BEGIN DATA EXCERPT

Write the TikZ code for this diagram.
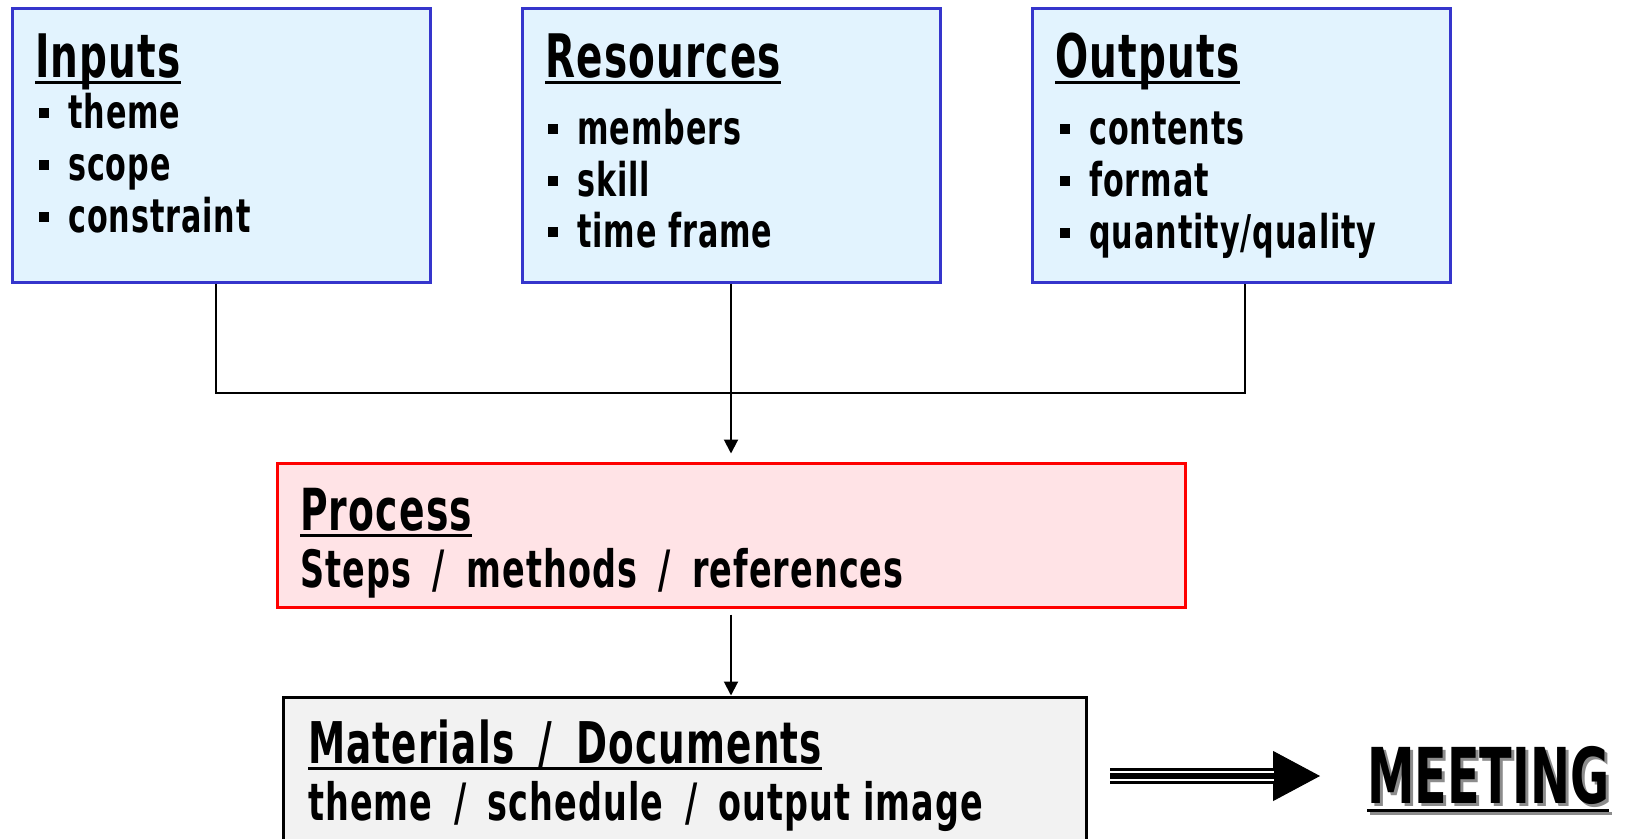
\documentclass[tikz,border=0pt]{standalone}
\usepackage{fontspec}
\setmainfont{DejaVu Sans}[FakeStretch=0.65, LetterSpace=2]
\newfontfamily\mtgfont{DejaVu Sans}[FakeStretch=0.62]
\usetikzlibrary{arrows.meta}

\definecolor{boxblue}{HTML}{E2F3FE}
\definecolor{edgeblue}{HTML}{3535CC}
\definecolor{boxpink}{HTML}{FFE3E6}
\definecolor{boxgrey}{HTML}{F2F2F2}

\newsavebox{\ulbox}
\newcommand{\hdul}[2][-7pt]{\sbox{\ulbox}{#2}\rlap{\rule[#1]{\wd\ulbox}{3.5pt}}\usebox{\ulbox}}
\newcommand{\bul}{\rule[10pt]{10pt}{10pt}\hspace{19pt}}
\newcommand{\slsep}{\hspace{0.42em}/\hspace{0.42em}}

\begin{document}
\begin{tikzpicture}[x=1pt, y=-1pt,
	bluebox/.style={draw=edgeblue, fill=boxblue, line width=3pt, inner sep=0, minimum width=418pt, minimum height=274pt},
	ttl/.style={anchor=base west, inner sep=0, font=\fontsize{60}{72}\selectfont\bfseries},
	itm/.style={anchor=base west, inner sep=0, font=\fontsize{46.5}{55}\selectfont\bfseries},
	sub/.style={anchor=base west, inner sep=0, font=\fontsize{51.5}{60}\selectfont\bfseries},
	flow/.style={line width=2pt, -{Triangle[length=14pt, width=14pt]}}]
	\useasboundingbox (0,0) rectangle (1632,838);
	\clip (0,0) rectangle (1632,838);

	\node[bluebox] (inputs) at (221,145) {};
	\node[bluebox] (resources) at (731,145) {};
	\node[bluebox] (outputs) at (1241,145) {};
	\node[draw=red, fill=boxpink, line width=3pt, inner sep=0, minimum width=908pt, minimum height=144pt] (process) at (731,535) {};
	\node[draw=black, fill=boxgrey, line width=3pt, inner sep=0, minimum width=803pt, minimum height=200pt] (materials) at (685,797) {};

	\node[ttl] (inputs-t) at (35,77) {\hdul{Inputs}};
	\node[itm] (inputs-1) at (39,128) {\bul theme};
	\node[itm] (inputs-2) at (39,180) {\bul scope};
	\node[itm] (inputs-3) at (39,232) {\bul constraint};

	\node[ttl] (resources-t) at (545,77) {\hdul{Resources}};
	\node[itm] (resources-1) at (548,144) {\bul members};
	\node[itm] (resources-2) at (548,196) {\bul skill};
	\node[itm] (resources-3) at (548,247) {\bul time frame};

	\node[ttl] (outputs-t) at (1055,77) {\hdul{Outputs}};
	\node[itm] (outputs-1) at (1060,144) {\bul contents};
	\node[itm] (outputs-2) at (1060,196) {\bul format};
	\node[itm] (outputs-3) at (1060,248) {\bul quantity/quality};

	\node[ttl, font=\fontsize{58}{70}\selectfont\bfseries] (process-t) at (300,530) {\hdul{Process}};
	\node[sub] (process-1) at (300,587) {Steps\slsep methods\slsep references};

	\node[ttl, font=\fontsize{57.5}{68}\selectfont\bfseries] (materials-t) at (308,763) {\hdul{Materials\slsep Documents}};
	\node[sub] (materials-1) at (308,820) {theme\slsep schedule\slsep output image};

	\node[anchor=base west, inner sep=0, font=\fontsize{77}{90}\selectfont\mtgfont\bfseries] (meeting) at (1367,803)
		{\textcolor{black!45}{\rlap{\hspace{3pt}\raisebox{-3pt}{\hdul[-9pt]{MEETING}}}}\hdul[-9pt]{MEETING}};

	\coordinate (join) at (731,393);
	\coordinate (mtgtip) at (1320,776);

	\draw[line width=2.4pt] ([xshift=-5pt]inputs.south) |- (join) -| ([xshift=4pt]outputs.south);
	\draw[flow, shorten >=8pt] (resources) -- (process);
	\draw[flow, shorten <=6pt] (process.south) -- (process.south |- materials.north);

	\draw[line width=1pt, -{Triangle[length=47pt, width=50pt]}, shorten <=22pt] (materials.east |- mtgtip) -- (mtgtip);
	\draw[line width=16pt, shorten <=22pt, shorten >=46pt] (materials.east |- mtgtip) -- (mtgtip);
	\draw[white, line width=2pt, double=black, double distance=6pt, shorten <=22pt, shorten >=46pt] (materials.east |- mtgtip) -- (mtgtip);
\end{tikzpicture}
\end{document}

END DATA EXCERPT

* _TASK DIRECTIONS_: Send back the data above word for word, with the pictures left out.

* _RESULT OF THE EXERCISE_:
Write the TikZ code for this diagram.
\documentclass[tikz,border=0pt]{standalone}
\usepackage{fontspec}
\setmainfont{DejaVu Sans}[FakeStretch=0.65, LetterSpace=2]
\newfontfamily\mtgfont{DejaVu Sans}[FakeStretch=0.62]
\usetikzlibrary{arrows.meta}

\definecolor{boxblue}{HTML}{E2F3FE}
\definecolor{edgeblue}{HTML}{3535CC}
\definecolor{boxpink}{HTML}{FFE3E6}
\definecolor{boxgrey}{HTML}{F2F2F2}

\newsavebox{\ulbox}
\newcommand{\hdul}[2][-7pt]{\sbox{\ulbox}{#2}\rlap{\rule[#1]{\wd\ulbox}{3.5pt}}\usebox{\ulbox}}
\newcommand{\bul}{\rule[10pt]{10pt}{10pt}\hspace{19pt}}
\newcommand{\slsep}{\hspace{0.42em}/\hspace{0.42em}}

\begin{document}
\begin{tikzpicture}[x=1pt, y=-1pt,
	bluebox/.style={draw=edgeblue, fill=boxblue, line width=3pt, inner sep=0, minimum width=418pt, minimum height=274pt},
	ttl/.style={anchor=base west, inner sep=0, font=\fontsize{60}{72}\selectfont\bfseries},
	itm/.style={anchor=base west, inner sep=0, font=\fontsize{46.5}{55}\selectfont\bfseries},
	sub/.style={anchor=base west, inner sep=0, font=\fontsize{51.5}{60}\selectfont\bfseries},
	flow/.style={line width=2pt, -{Triangle[length=14pt, width=14pt]}}]
	\useasboundingbox (0,0) rectangle (1632,838);
	\clip (0,0) rectangle (1632,838);

	\node[bluebox] (inputs) at (221,145) {};
	\node[bluebox] (resources) at (731,145) {};
	\node[bluebox] (outputs) at (1241,145) {};
	\node[draw=red, fill=boxpink, line width=3pt, inner sep=0, minimum width=908pt, minimum height=144pt] (process) at (731,535) {};
	\node[draw=black, fill=boxgrey, line width=3pt, inner sep=0, minimum width=803pt, minimum height=200pt] (materials) at (685,797) {};

	\node[ttl] (inputs-t) at (35,77) {\hdul{Inputs}};
	\node[itm] (inputs-1) at (39,128) {\bul theme};
	\node[itm] (inputs-2) at (39,180) {\bul scope};
	\node[itm] (inputs-3) at (39,232) {\bul constraint};

	\node[ttl] (resources-t) at (545,77) {\hdul{Resources}};
	\node[itm] (resources-1) at (548,144) {\bul members};
	\node[itm] (resources-2) at (548,196) {\bul skill};
	\node[itm] (resources-3) at (548,247) {\bul time frame};

	\node[ttl] (outputs-t) at (1055,77) {\hdul{Outputs}};
	\node[itm] (outputs-1) at (1060,144) {\bul contents};
	\node[itm] (outputs-2) at (1060,196) {\bul format};
	\node[itm] (outputs-3) at (1060,248) {\bul quantity/quality};

	\node[ttl, font=\fontsize{58}{70}\selectfont\bfseries] (process-t) at (300,530) {\hdul{Process}};
	\node[sub] (process-1) at (300,587) {Steps\slsep methods\slsep references};

	\node[ttl, font=\fontsize{57.5}{68}\selectfont\bfseries] (materials-t) at (308,763) {\hdul{Materials\slsep Documents}};
	\node[sub] (materials-1) at (308,820) {theme\slsep schedule\slsep output image};

	\node[anchor=base west, inner sep=0, font=\fontsize{77}{90}\selectfont\mtgfont\bfseries] (meeting) at (1367,803)
		{\textcolor{black!45}{\rlap{\hspace{3pt}\raisebox{-3pt}{\hdul[-9pt]{MEETING}}}}\hdul[-9pt]{MEETING}};

	\coordinate (join) at (731,393);
	\coordinate (mtgtip) at (1320,776);

	\draw[line width=2.4pt] ([xshift=-5pt]inputs.south) |- (join) -| ([xshift=4pt]outputs.south);
	\draw[flow, shorten >=8pt] (resources) -- (process);
	\draw[flow, shorten <=6pt] (process.south) -- (process.south |- materials.north);

	\draw[line width=1pt, -{Triangle[length=47pt, width=50pt]}, shorten <=22pt] (materials.east |- mtgtip) -- (mtgtip);
	\draw[line width=16pt, shorten <=22pt, shorten >=46pt] (materials.east |- mtgtip) -- (mtgtip);
	\draw[white, line width=2pt, double=black, double distance=6pt, shorten <=22pt, shorten >=46pt] (materials.east |- mtgtip) -- (mtgtip);
\end{tikzpicture}
\end{document}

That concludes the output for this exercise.